* begin *

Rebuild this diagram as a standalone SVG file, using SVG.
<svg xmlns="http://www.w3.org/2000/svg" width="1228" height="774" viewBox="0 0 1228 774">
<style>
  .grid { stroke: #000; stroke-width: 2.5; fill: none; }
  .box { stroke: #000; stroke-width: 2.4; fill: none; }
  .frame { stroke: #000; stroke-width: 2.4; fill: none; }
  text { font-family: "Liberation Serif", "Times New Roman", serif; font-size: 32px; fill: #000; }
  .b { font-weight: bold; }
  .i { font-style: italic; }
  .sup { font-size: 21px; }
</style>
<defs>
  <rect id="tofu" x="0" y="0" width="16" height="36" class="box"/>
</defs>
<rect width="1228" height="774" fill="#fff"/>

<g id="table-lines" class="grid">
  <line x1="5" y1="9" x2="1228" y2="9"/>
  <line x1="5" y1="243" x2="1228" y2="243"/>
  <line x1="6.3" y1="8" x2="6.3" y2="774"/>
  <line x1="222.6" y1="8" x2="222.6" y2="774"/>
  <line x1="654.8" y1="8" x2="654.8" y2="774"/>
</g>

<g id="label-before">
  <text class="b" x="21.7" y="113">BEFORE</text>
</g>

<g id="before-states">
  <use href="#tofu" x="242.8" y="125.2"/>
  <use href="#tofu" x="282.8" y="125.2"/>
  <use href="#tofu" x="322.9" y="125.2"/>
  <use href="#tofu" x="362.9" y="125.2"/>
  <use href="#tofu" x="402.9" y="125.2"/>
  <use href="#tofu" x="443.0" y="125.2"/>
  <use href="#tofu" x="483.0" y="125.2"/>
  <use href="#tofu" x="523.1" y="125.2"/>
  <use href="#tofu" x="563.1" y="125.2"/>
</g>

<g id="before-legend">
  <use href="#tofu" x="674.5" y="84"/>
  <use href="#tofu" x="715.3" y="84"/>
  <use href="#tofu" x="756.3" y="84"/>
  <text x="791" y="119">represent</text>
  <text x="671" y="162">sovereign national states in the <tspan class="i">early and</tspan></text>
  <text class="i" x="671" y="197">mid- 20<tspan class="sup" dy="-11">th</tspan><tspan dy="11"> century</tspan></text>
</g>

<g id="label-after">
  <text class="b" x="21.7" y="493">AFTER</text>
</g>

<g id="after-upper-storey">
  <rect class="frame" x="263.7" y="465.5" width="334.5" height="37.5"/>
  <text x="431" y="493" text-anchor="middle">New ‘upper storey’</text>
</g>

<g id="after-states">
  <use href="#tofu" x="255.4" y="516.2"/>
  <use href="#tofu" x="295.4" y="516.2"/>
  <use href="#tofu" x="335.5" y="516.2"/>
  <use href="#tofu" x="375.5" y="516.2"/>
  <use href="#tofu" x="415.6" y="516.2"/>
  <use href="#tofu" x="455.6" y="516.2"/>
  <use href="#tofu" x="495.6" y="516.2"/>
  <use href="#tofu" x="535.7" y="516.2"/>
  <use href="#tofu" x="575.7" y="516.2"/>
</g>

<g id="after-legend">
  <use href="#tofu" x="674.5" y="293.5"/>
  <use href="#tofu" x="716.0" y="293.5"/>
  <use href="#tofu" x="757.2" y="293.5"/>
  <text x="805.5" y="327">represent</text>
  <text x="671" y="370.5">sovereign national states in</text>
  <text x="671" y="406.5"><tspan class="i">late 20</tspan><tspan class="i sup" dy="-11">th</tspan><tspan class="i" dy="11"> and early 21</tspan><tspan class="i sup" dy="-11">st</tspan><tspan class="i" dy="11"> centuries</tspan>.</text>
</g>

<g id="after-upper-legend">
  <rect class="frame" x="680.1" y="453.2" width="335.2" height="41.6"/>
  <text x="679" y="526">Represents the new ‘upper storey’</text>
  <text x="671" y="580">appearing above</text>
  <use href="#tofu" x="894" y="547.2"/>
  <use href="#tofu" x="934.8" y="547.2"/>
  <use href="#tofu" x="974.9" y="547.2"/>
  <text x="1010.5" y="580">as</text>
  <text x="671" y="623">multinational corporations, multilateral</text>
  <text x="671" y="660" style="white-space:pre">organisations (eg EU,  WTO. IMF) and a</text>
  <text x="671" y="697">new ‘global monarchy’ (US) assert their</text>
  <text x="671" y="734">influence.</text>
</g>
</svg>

* end *

→ WHAT YOU ARE ASKED TO DO
Produce an exact copy of the whole listing.

→ RESULT OF THE TASK
Rebuild this diagram as a standalone SVG file, using SVG.
<svg xmlns="http://www.w3.org/2000/svg" width="1228" height="774" viewBox="0 0 1228 774">
<style>
  .grid { stroke: #000; stroke-width: 2.5; fill: none; }
  .box { stroke: #000; stroke-width: 2.4; fill: none; }
  .frame { stroke: #000; stroke-width: 2.4; fill: none; }
  text { font-family: "Liberation Serif", "Times New Roman", serif; font-size: 32px; fill: #000; }
  .b { font-weight: bold; }
  .i { font-style: italic; }
  .sup { font-size: 21px; }
</style>
<defs>
  <rect id="tofu" x="0" y="0" width="16" height="36" class="box"/>
</defs>
<rect width="1228" height="774" fill="#fff"/>

<g id="table-lines" class="grid">
  <line x1="5" y1="9" x2="1228" y2="9"/>
  <line x1="5" y1="243" x2="1228" y2="243"/>
  <line x1="6.3" y1="8" x2="6.3" y2="774"/>
  <line x1="222.6" y1="8" x2="222.6" y2="774"/>
  <line x1="654.8" y1="8" x2="654.8" y2="774"/>
</g>

<g id="label-before">
  <text class="b" x="21.7" y="113">BEFORE</text>
</g>

<g id="before-states">
  <use href="#tofu" x="242.8" y="125.2"/>
  <use href="#tofu" x="282.8" y="125.2"/>
  <use href="#tofu" x="322.9" y="125.2"/>
  <use href="#tofu" x="362.9" y="125.2"/>
  <use href="#tofu" x="402.9" y="125.2"/>
  <use href="#tofu" x="443.0" y="125.2"/>
  <use href="#tofu" x="483.0" y="125.2"/>
  <use href="#tofu" x="523.1" y="125.2"/>
  <use href="#tofu" x="563.1" y="125.2"/>
</g>

<g id="before-legend">
  <use href="#tofu" x="674.5" y="84"/>
  <use href="#tofu" x="715.3" y="84"/>
  <use href="#tofu" x="756.3" y="84"/>
  <text x="791" y="119">represent</text>
  <text x="671" y="162">sovereign national states in the <tspan class="i">early and</tspan></text>
  <text class="i" x="671" y="197">mid- 20<tspan class="sup" dy="-11">th</tspan><tspan dy="11"> century</tspan></text>
</g>

<g id="label-after">
  <text class="b" x="21.7" y="493">AFTER</text>
</g>

<g id="after-upper-storey">
  <rect class="frame" x="263.7" y="465.5" width="334.5" height="37.5"/>
  <text x="431" y="493" text-anchor="middle">New ‘upper storey’</text>
</g>

<g id="after-states">
  <use href="#tofu" x="255.4" y="516.2"/>
  <use href="#tofu" x="295.4" y="516.2"/>
  <use href="#tofu" x="335.5" y="516.2"/>
  <use href="#tofu" x="375.5" y="516.2"/>
  <use href="#tofu" x="415.6" y="516.2"/>
  <use href="#tofu" x="455.6" y="516.2"/>
  <use href="#tofu" x="495.6" y="516.2"/>
  <use href="#tofu" x="535.7" y="516.2"/>
  <use href="#tofu" x="575.7" y="516.2"/>
</g>

<g id="after-legend">
  <use href="#tofu" x="674.5" y="293.5"/>
  <use href="#tofu" x="716.0" y="293.5"/>
  <use href="#tofu" x="757.2" y="293.5"/>
  <text x="805.5" y="327">represent</text>
  <text x="671" y="370.5">sovereign national states in</text>
  <text x="671" y="406.5"><tspan class="i">late 20</tspan><tspan class="i sup" dy="-11">th</tspan><tspan class="i" dy="11"> and early 21</tspan><tspan class="i sup" dy="-11">st</tspan><tspan class="i" dy="11"> centuries</tspan>.</text>
</g>

<g id="after-upper-legend">
  <rect class="frame" x="680.1" y="453.2" width="335.2" height="41.6"/>
  <text x="679" y="526">Represents the new ‘upper storey’</text>
  <text x="671" y="580">appearing above</text>
  <use href="#tofu" x="894" y="547.2"/>
  <use href="#tofu" x="934.8" y="547.2"/>
  <use href="#tofu" x="974.9" y="547.2"/>
  <text x="1010.5" y="580">as</text>
  <text x="671" y="623">multinational corporations, multilateral</text>
  <text x="671" y="660" style="white-space:pre">organisations (eg EU,  WTO. IMF) and a</text>
  <text x="671" y="697">new ‘global monarchy’ (US) assert their</text>
  <text x="671" y="734">influence.</text>
</g>
</svg>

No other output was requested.